Утром сегодня был у себя на службе, затем пошел в исторический музей, считывал рукописи, но работа шла плохо, хотелось спать и буквы так прыгали в глазах, что после двух часов занятий пришлось оставить работу. Затем обедал, сидел за тем столиком, где мы с тобой вместе были в последний раз, и опять чувствовал мучительную боль за нашу разлуку. Было так одиноко и пустынно, что я поехал к Николаю Павловичу199. Он сегодня плохо чувствовал себя, глаз (отсутствующий) налит был кровью и он говорил, что чувствует как все отмирает, слой за слоем, и остался лишь какой-то верхний покров мозга, как последнее пристанище жизни, которая сосредоточилась теперь единственно в мысли.

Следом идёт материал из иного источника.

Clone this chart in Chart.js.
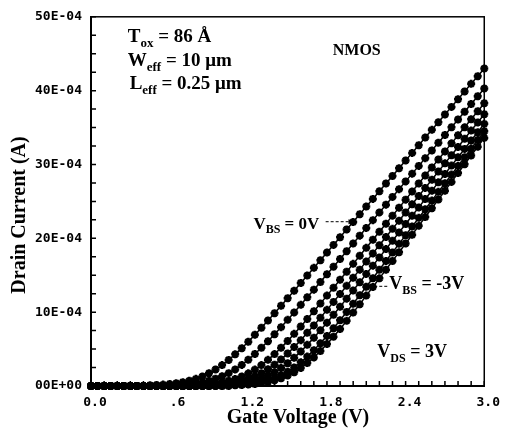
<!DOCTYPE html>
<html>
<head>
<meta charset="utf-8">
<script src="https://cdn.jsdelivr.net/npm/chart.js@4/dist/chart.umd.min.js"></script>
<style>
  html, body { margin: 0; padding: 0; background: #fff; }
</style>
</head>
<body>
<canvas id="ivChart" width="505" height="435"></canvas>
<script>
// gate voltage sweep (V)
var gateVoltage = [0.00,0.05,0.10,0.15,0.20,0.25,0.30,0.35,0.40,0.45,0.50,0.55,0.60,0.65,0.70,0.75,0.80,0.85,0.90,0.95,
  1.00,1.05,1.10,1.15,1.20,1.25,1.30,1.35,1.40,1.45,1.50,1.55,1.60,1.65,1.70,1.75,1.80,1.85,1.90,1.95,
  2.00,2.05,2.10,2.15,2.20,2.25,2.30,2.35,2.40,2.45,2.50,2.55,2.60,2.65,2.70,2.75,2.80,2.85,2.90,2.95,3.00];

// drain current, units of 1E-04 A
var vbs0 = [0,0,0,0,0,0,0,0,0,0.09,0.13,0.19,0.26,0.37,0.51,0.71,0.97,1.3,1.72,2.23,2.83,3.52,4.29,5.12,6.0,6.93,7.88,8.86,9.86,10.87,
  11.89,12.91,13.94,14.97,16.0,17.03,18.07,19.11,20.15,21.19,22.22,23.26,24.3,25.34,26.38,27.42,28.45,29.49,30.53,31.57,
  32.61,33.65,34.69,35.72,36.76,37.8,38.84,39.88,40.92,41.96,42.99];
var vbs05 = [0,0,0,0,0,0,0,0,0,0,0,0,0.09,0.13,0.19,0.27,0.37,0.52,0.72,0.98,1.32,1.74,2.25,2.86,3.56,4.33,5.17,6.07,7.0,7.97,
  8.96,9.97,10.99,12.01,13.05,14.09,15.13,16.16,17.21,18.26,19.31,20.36,21.41,22.46,23.51,24.56,25.61,26.66,27.71,28.76,
  29.81,30.86,31.9,32.95,34.0,35.05,36.1,37.15,38.2,39.25,40.3];
var vbs1 = [0,0,0,0,0,0,0,0,0,0,0,0,0,0,0,0.09,0.13,0.18,0.26,0.36,0.5,0.7,0.95,1.29,1.71,2.22,2.83,3.54,4.32,5.18,
  6.1,7.06,8.06,9.08,10.12,11.18,12.24,13.31,14.39,15.47,16.54,17.63,18.71,19.8,20.89,21.98,23.07,24.15,25.24,26.33,
  27.42,28.51,29.59,30.68,31.77,32.86,33.95,35.03,36.12,37.21,38.3];
var vbs15 = [0,0,0,0,0,0,0,0,0,0,0,0,0,0,0,0,0,0.09,0.13,0.19,0.26,0.37,0.51,0.71,0.97,1.31,1.74,2.26,2.89,3.6,
  4.41,5.28,6.21,7.2,8.21,9.25,10.31,11.39,12.47,13.56,14.66,15.76,16.85,17.96,19.07,20.17,21.28,22.39,23.5,24.61,
  25.72,26.83,27.93,29.04,30.15,31.26,32.37,33.48,34.59,35.69,36.8];
var vbs2 = [0,0,0,0,0,0,0,0,0,0,0,0,0,0,0,0,0,0,0,0.1,0.14,0.2,0.29,0.4,0.56,0.77,1.05,1.42,1.87,2.43,
  3.08,3.83,4.67,5.57,6.53,7.54,8.58,9.65,10.74,11.83,12.94,14.06,15.18,16.3,17.41,18.54,19.67,20.8,21.93,23.06,
  24.19,25.32,26.45,27.58,28.71,29.85,30.98,32.11,33.24,34.37,35.5];
var vbs25 = [0,0,0,0,0,0,0,0,0,0,0,0,0,0,0,0,0,0,0,0,0,0.1,0.15,0.21,0.3,0.42,0.58,0.8,1.09,1.47,
  1.94,2.52,3.2,3.98,4.84,5.78,6.78,7.83,8.91,10.02,11.14,12.28,13.43,14.59,15.75,16.92,18.07,19.25,20.42,21.59,
  22.77,23.94,25.11,26.29,27.46,28.63,29.81,30.98,32.15,33.33,34.5];
var vbs3 = [0,0,0,0,0,0,0,0,0,0,0,0,0,0,0,0,0,0,0,0,0,0,0.1,0.14,0.2,0.28,0.4,0.55,0.76,1.05,
  1.41,1.87,2.43,3.1,3.87,4.74,5.68,6.68,7.73,8.82,9.94,11.08,12.24,13.41,14.58,15.75,16.94,18.11,19.3,20.49,
  21.69,22.88,24.07,25.26,26.45,27.64,28.83,30.03,31.22,32.41,33.6];

var seriesList = [vbs0, vbs05, vbs1, vbs15, vbs2, vbs25, vbs3];
var seriesNames = ['VBS=0V', 'VBS=-0.5V', 'VBS=-1V', 'VBS=-1.5V', 'VBS=-2V', 'VBS=-2.5V', 'VBS=-3V'];

var xTickVals = [0, 0.6, 1.2, 1.8, 2.4, 3.0];
var xTickLabels = ['0.0', ' .6', '1.2', '1.8', '2.4', '3.0'];
var yTickVals = [0, 10, 20, 30, 40, 50];
var yTickLabels = ['00E+00', '10E-04', '20E-04', '30E-04', '40E-04', '50E-04'];
var xMinorTicks = [0.1,0.2,0.3,0.4,0.5,0.7,0.8,0.9,1.0,1.1,1.3,1.4,1.5,1.6,1.7,1.9,2.0,2.1,2.2,2.3,2.5,2.6,2.7,2.8,2.9];
var yMinorTicks = [2.5,5,7.5,12.5,15,17.5,22.5,25,27.5,32.5,35,37.5,42.5,45,47.5];

var xTitle = 'Gate Voltage (V)';
var yTitle = 'Drain Current (A)';

// text notes: [x (V), y (1E-04 A), parts [text, isSub], size]
var notes = [
  [0.28, 46.65, [['T', 0], ['ox', 1], [' = 86 \u00C5', 0]], 19],
  [0.28, 43.4, [['W', 0], ['eff', 1], [' = 10 \u03BCm', 0]], 19],
  [0.295, 40.2, [['L', 0], ['eff', 1], [' = 0.25 \u03BCm', 0]], 19],
  [1.844, 44.8, [['NMOS', 0]], 16],
  [1.239, 21.3, [['V', 0], ['BS', 1], [' = 0V', 0]], 17],
  [2.275, 13.1, [['V', 0], ['BS', 1], [' = -3V', 0]], 18],
  [2.184, 3.9, [['V', 0], ['DS', 1], [' = 3V', 0]], 18]
];
// arrows: [x from, x to, y]
var arrows = [[1.79, 2.01, 22.25], [2.26, 2.093, 13.5]];

function drawParts(ctx, x, y, parts, size) {
  parts.forEach(function(p) {
    var s = p[1] ? Math.round(size * 0.68) : size;
    ctx.font = 'bold ' + s + 'px "Liberation Serif"';
    ctx.fillText(p[0], x, y + (p[1] ? size * 0.28 : 0));
    x += ctx.measureText(p[0]).width;
  });
}

var decorPlugin = {
  id: 'decor',
  afterDraw: function(chart) {
    var ctx = chart.ctx, a = chart.chartArea;
    var xs = chart.scales.x, ys = chart.scales.y;
    ctx.save();
    ctx.strokeStyle = '#000';
    ctx.fillStyle = '#000';
    ctx.lineWidth = 1.5;
    ctx.strokeRect(a.left, a.top, a.right - a.left, a.bottom - a.top);
    // inward ticks
    ctx.beginPath();
    xTickVals.concat(xMinorTicks).forEach(function(v) {
      var px = xs.getPixelForValue(v);
      ctx.moveTo(px, a.bottom); ctx.lineTo(px, a.bottom - 5);
    });
    yTickVals.concat(yMinorTicks).forEach(function(v) {
      var py = ys.getPixelForValue(v);
      ctx.moveTo(a.left, py); ctx.lineTo(a.left + 5, py);
    });
    ctx.stroke();
    // axis titles
    ctx.font = 'bold 20px "Liberation Serif"';
    ctx.textAlign = 'center';
    ctx.textBaseline = 'middle';
    ctx.fillText(xTitle, 298, 418);
    ctx.save();
    ctx.translate(20, 215);
    ctx.rotate(-Math.PI / 2);
    ctx.fillText(yTitle, 0, 0);
    ctx.restore();
    // notes
    ctx.textBaseline = 'alphabetic';
    ctx.textAlign = 'left';
    notes.forEach(function(n) {
      drawParts(ctx, xs.getPixelForValue(n[0]), ys.getPixelForValue(n[1]), n[2], n[3]);
    });
    // dashed arrows
    arrows.forEach(function(ar) {
      var x1 = xs.getPixelForValue(ar[0]), x2 = xs.getPixelForValue(ar[1]), y = ys.getPixelForValue(ar[2]);
      var dir = x2 > x1 ? 1 : -1;
      ctx.lineWidth = 1;
      ctx.setLineDash([3, 2]);
      ctx.beginPath(); ctx.moveTo(x1, y); ctx.lineTo(x2 - dir * 5, y); ctx.stroke();
      ctx.setLineDash([]);
      ctx.beginPath();
      ctx.moveTo(x2, y); ctx.lineTo(x2 - dir * 6, y - 2.5); ctx.lineTo(x2 - dir * 6, y + 2.5);
      ctx.closePath(); ctx.fill();
    });
    ctx.restore();
  }
};

var datasets = seriesList.map(function(s, k) {
  return {
    label: seriesNames[k],
    data: gateVoltage.map(function(v, i) { return { x: v, y: s[i] }; }),
    borderColor: '#000',
    backgroundColor: '#000',
    borderWidth: 1.5,
    pointStyle: 'star',
    pointRadius: 4,
    pointBorderWidth: 2.5,
    pointBorderColor: '#000',
    tension: 0,
    clip: false
  };
});

var CHART = document.getElementById('ivChart');
var ivChart = new Chart(CHART, {
  type: 'line',
  data: { datasets: datasets },
  options: {
    responsive: false,
    animation: false,
    events: [],
    layout: { padding: { top: 13, right: 17, left: 0, bottom: 0 } },
    plugins: { legend: { display: false }, tooltip: { enabled: false } },
    scales: {
      x: {
        type: 'linear', min: 0, max: 3,
        afterFit: function(s) { s.height = 49; },
        afterBuildTicks: function(s) { s.ticks = xTickVals.map(function(v) { return { value: v }; }); },
        grid: { display: true, drawOnChartArea: false, drawTicks: false },
        border: { color: '#000', width: 2 },
        ticks: {
          padding: 9, color: '#000', maxRotation: 0, autoSkip: false, labelOffset: 4,
          font: { family: '"DejaVu Sans Mono"', weight: 'bold', size: 13 },
          callback: function(v, i) { return xTickLabels[i]; }
        }
      },
      y: {
        type: 'linear', min: 0, max: 50,
        afterFit: function(s) { s.width = 91; },
        afterBuildTicks: function(s) { s.ticks = yTickVals.map(function(v) { return { value: v }; }); },
        grid: { display: true, drawOnChartArea: false, drawTicks: false },
        border: { color: '#000', width: 2 },
        ticks: {
          padding: 9, color: '#000', autoSkip: false,
          font: { family: '"DejaVu Sans Mono"', weight: 'bold', size: 13 },
          callback: function(v, i) { return yTickLabels[i]; }
        }
      }
    }
  },
  plugins: [decorPlugin]
});
</script>
</body>
</html>
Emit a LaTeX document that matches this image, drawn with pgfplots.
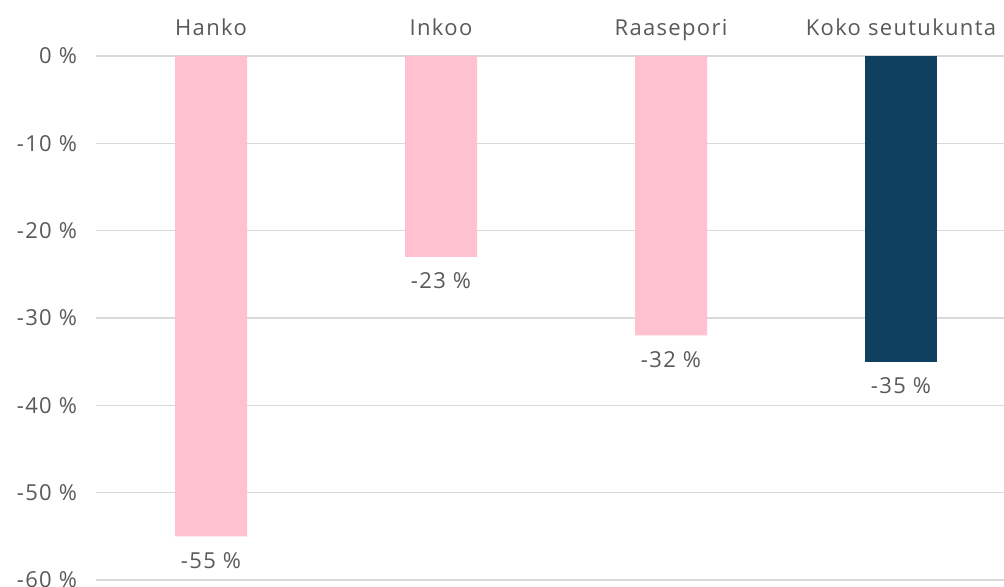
\documentclass[border=0pt]{standalone}
\usepackage{pgfplots}
\pgfplotsset{compat=1.18}
\usetikzlibrary{calc}
\usepackage{fontspec}
\setmainfont[LetterSpace=6]{Open Sans}
\definecolor{pinkbar}{HTML}{FFC0CF}
\definecolor{navybar}{HTML}{10405F}
\definecolor{txt}{HTML}{595959}
\definecolor{gridc}{HTML}{D9D9D9}
\begin{document}
\begin{tikzpicture}
\begin{axis}[
  scale only axis,
  width=460pt, height=262pt,
  xmin=-0.5, xmax=3.5,
  ymin=-60, ymax=0,
  axis line style={draw=none},
  xtick={0,1,2,3},
  xticklabels={Hanko,Inkoo,Raasepori,Koko seutukunta},
  xticklabel pos=upper,
  ytick={-60,-50,-40,-30,-20,-10,0},
  yticklabels={-60 \%,-50 \%,-40 \%,-30 \%,-20 \%,-10 \%,0 \%},
  major tick length=0pt,
  ymajorgrids,
  grid style={gridc, line width=0.6pt},
  tick label style={font=\fontsize{11}{13}\selectfont, text=txt},
  yticklabel style={xshift=-6pt},
  xticklabel style={anchor=base, yshift=10pt},
  ybar, bar width=36pt,
  nodes near coords={\pgfmathprintnumber[assume math mode=true]{\pgfplotspointmeta}~\%},
  every node near coord/.append style={font=\fontsize{11}{13}\selectfont, text=txt, anchor=north, yshift=-4.5pt},
  clip=false,
]
\coordinate (bl) at (rel axis cs:0,0);
\coordinate (tr) at (rel axis cs:1,1);
\addplot[fill=pinkbar, draw=none, bar shift=0pt] coordinates {(0,-55) (1,-23) (2,-32)};
\addplot[fill=navybar, draw=none, bar shift=0pt] coordinates {(3,-35)};
\end{axis}
\pgfresetboundingbox
\path[use as bounding box] ($(bl)+(-48pt,-3.5pt)$) rectangle ($(tr)+(-6pt,28pt)$);
\end{tikzpicture}
\end{document}
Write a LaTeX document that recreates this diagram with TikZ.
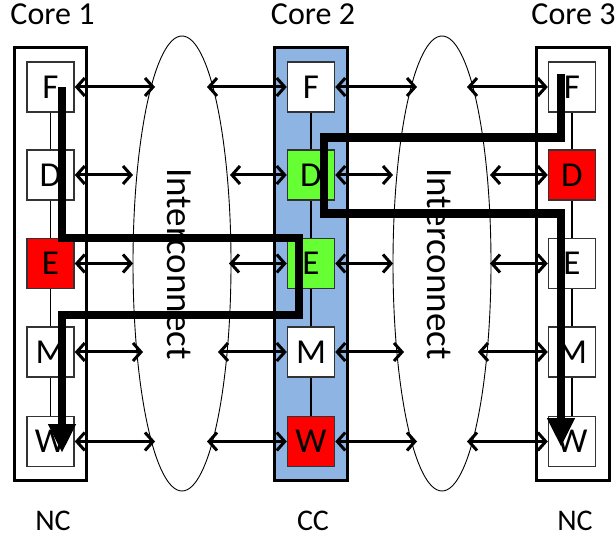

Он рассказывал о работе одной своей аспирантки о Юлиании Лазаревской, выдающейся по характеру женщины, жившей в конце XVI – начале XVII вв. (если не ошибаюсь). Эту аспирантку упрекают, по мнению Н. П., несправедливо, в отдаленности ее темы от запросов сегодняшнего дня, и Н. П. помогает ей отвести этот упрек тем, что прослеживает генетически путь развития характера русской женщины от Юлиании Лазаревской до Татьяны Лариной и даже Софьи Перовской. Необычайно широкая и смелая картина. Юлиания Лазаревская, говорит Н. П., далека от этих образов, но она стоит в начале этого пути. Говорили с ним много о моей текущей работе, как всегда с большой для меня пользой. Досадно, что поздно с ним встретился, но спасибо судьбе за встречу. После Н. П. зашел к художникам200. Они очень досадуют на тебя за то, что ты не зашла. Я все объяснил, конечно. У них я поспал с часок, освежился забвением и поехал домой, а дома (это уже было в 10 ч. 40 м. вечера, когда я вернулся), застал маленькую открытку Ерошина201. В ней весь Ерошин с его непосредственным восприятием жизни. Последняя приписка о посещении им Алма-Аты, когда он смотрел на цветущие сады, слушал плохих соловьев и пил яблочное вино – это уже почти стихотворение в его наивной реалистичной чисто ерошинской манере. Я рад, что между нами и им установилась связь и пересылаю тебе его открытку, чтобы и ты ей порадовалась. Живется ему, как всегда, плохо, и больно за него. Хотелось бы, чтобы хоть немного тепла пришлось на его закат.

Вот и составилась фотография фактов сегодняшнего моего дня. Твое дело разглядеть за этими фактами мои душевные ощущения и переживания. Ты достаточно меня знаешь, чтобы сделать это и составить себе представление, конечно, более возвышенное, чем это есть на самом деле.

На этом закончу письмо и письмом к тебе закончу свой день, а начал я его тем, что отправил тебе две телеграммы.

Целую тебя, любимая моя, родная моя. Знаю, что в твоем образе я встретил самое большое счастье в моей жизни и это все, что осталось позади и что предстоит, будет казаться мне незначительным и бледным, когда бы я ни подвел итоги прожитому.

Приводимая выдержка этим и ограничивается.